Acredita-se que a ênfase no processo subjetivo de escolha e na importância de combate ao preconceito reforçam nesta classe, assim como na classe 2, o respeito irrestrito à liberdade de escolha religiosa. Julga-se que o conteúdo dessas classes demonstra que, apesar da existência do preconceito, é possível observar uma transformação social na direção de uma convivência mais respeitosa e igualitária entre praticantes de diferentes credos religiosos. Compreende-se que, no atual cenário político social brasileiro, questões relacionadas à liberdade religiosa e ao exercício da psicologia enquanto profissão têm se constituído um desafio que tem tido destaque nos debates e na formação profissional. O entrelaçamento entre crenças religiosas e o exercício profissional esbarra no compromisso da Psicologia com os ideais democráticos e com a necessária laicidade do Estado (Lionço, 2017; Rios, Resadori, Silva, & Vidor, 2017). De acordo com Dias (2019), um dos principais cernes dessa crise está no pensamento conservador propagado por muitas religiões, sobretudo as consideradas evangélicas, sobre fenômenos como a homossexualidade e a transexualidade. Interpretações bíblicas acerca desses fenômenos embasam pensamentos discriminatórios relacionados a homossexuais e transexuais que patologizam essas condições e passam a demandar da psicologia a possibilidade de terapias para tratar supostos “desvios” da sexualidade.

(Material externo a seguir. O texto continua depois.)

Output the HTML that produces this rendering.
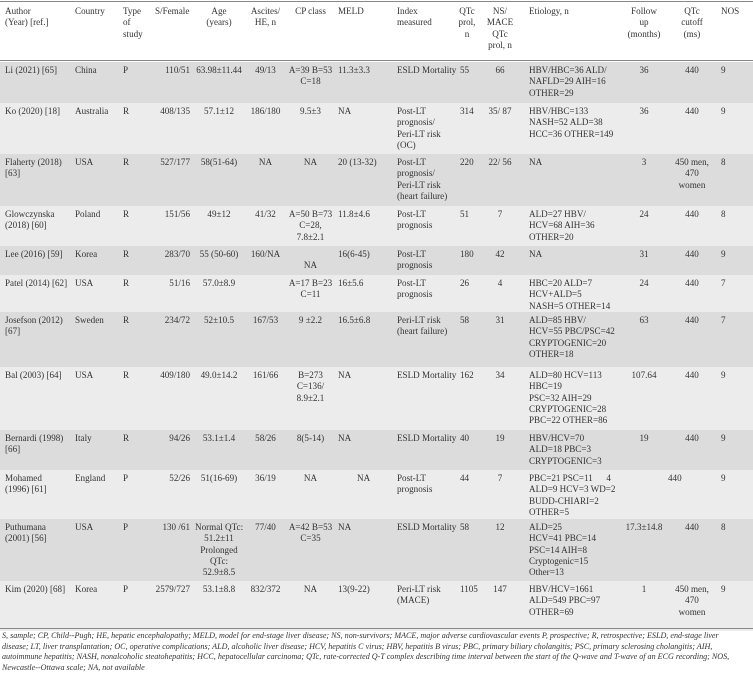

Além de produzir desafios para o exercício da psicologia na atualidade, observa-se que a existência de históricos conflitos entre as diferentes orientações religiosas, principalmente manifestado no preconceito e na discriminação de religiões cristãs contra religiões de matriz africana, demonstra que ainda existem grandes obstáculos para a construção de uma sociedade mais justa e tolerante onde o respeito à pluralidade, às liberdades e aos Direitos Humanos sejam de fato efetivados (Santos, 2019). Assim, essa conjuntura constitui um desafio para a atuação ética da psicologia e seu compromisso com a laicidade do Estado. E, tendo em vista essa relação entre religiosidade e o próprio exercício profissional da psicologia, questiona-se sobre como a laicidade do Estado tem sido representada a partir do direito à liberdade de escolha religiosa.
Considerações Finais
Entende-se que o presente estudo contribuiu com a construção de conhecimentos acerca da liberdade religiosa em um contexto educacional caracterizado pelo fenômeno da rurbanidade. Destaca-se aqui a complexidade que envolve as Representações Sociais da Liberdade Religiosa observada nesse grupo e o predomínio de representações destacando a importância do respeito à livre escolha religiosa. Apenas uma classe demonstrou uma ambivalência nesse sentido e uma dificuldade em lidar com um respeito mais amplo à liberdade religiosa. Ademais, destaca-se a relação paradoxal entre uma socialização democrática e uma visão mais restritiva da liberdade religiosa, observada na primeira classe de resultado. Tal fato parece sinalizar para a importância de estudos mais aprofundados sobre os conteúdos de socialização, de modo a que se compreenda melhor como características de intolerância e de autoritarismo podem aparecer em discursos travestidos de democráticos. Nesse sentido, parece se estar diante de um tipo de socialização pseudodemocrática que aparenta não ter sido ainda relatada em estudos na área da socialização parental. Entre as limitações desse estudo destaca-se o significativo intervalo entre 12 e 19 anos do público estudado, que pode ter impactado nas percepções mais paradoxais observadas. Assim, a divisão em dois intervalos etários e a utilização desses intervalos como variáveis, poderia, a partir da análise realizada pelo software, identificar se existiria ou não impactos nas representações desse público.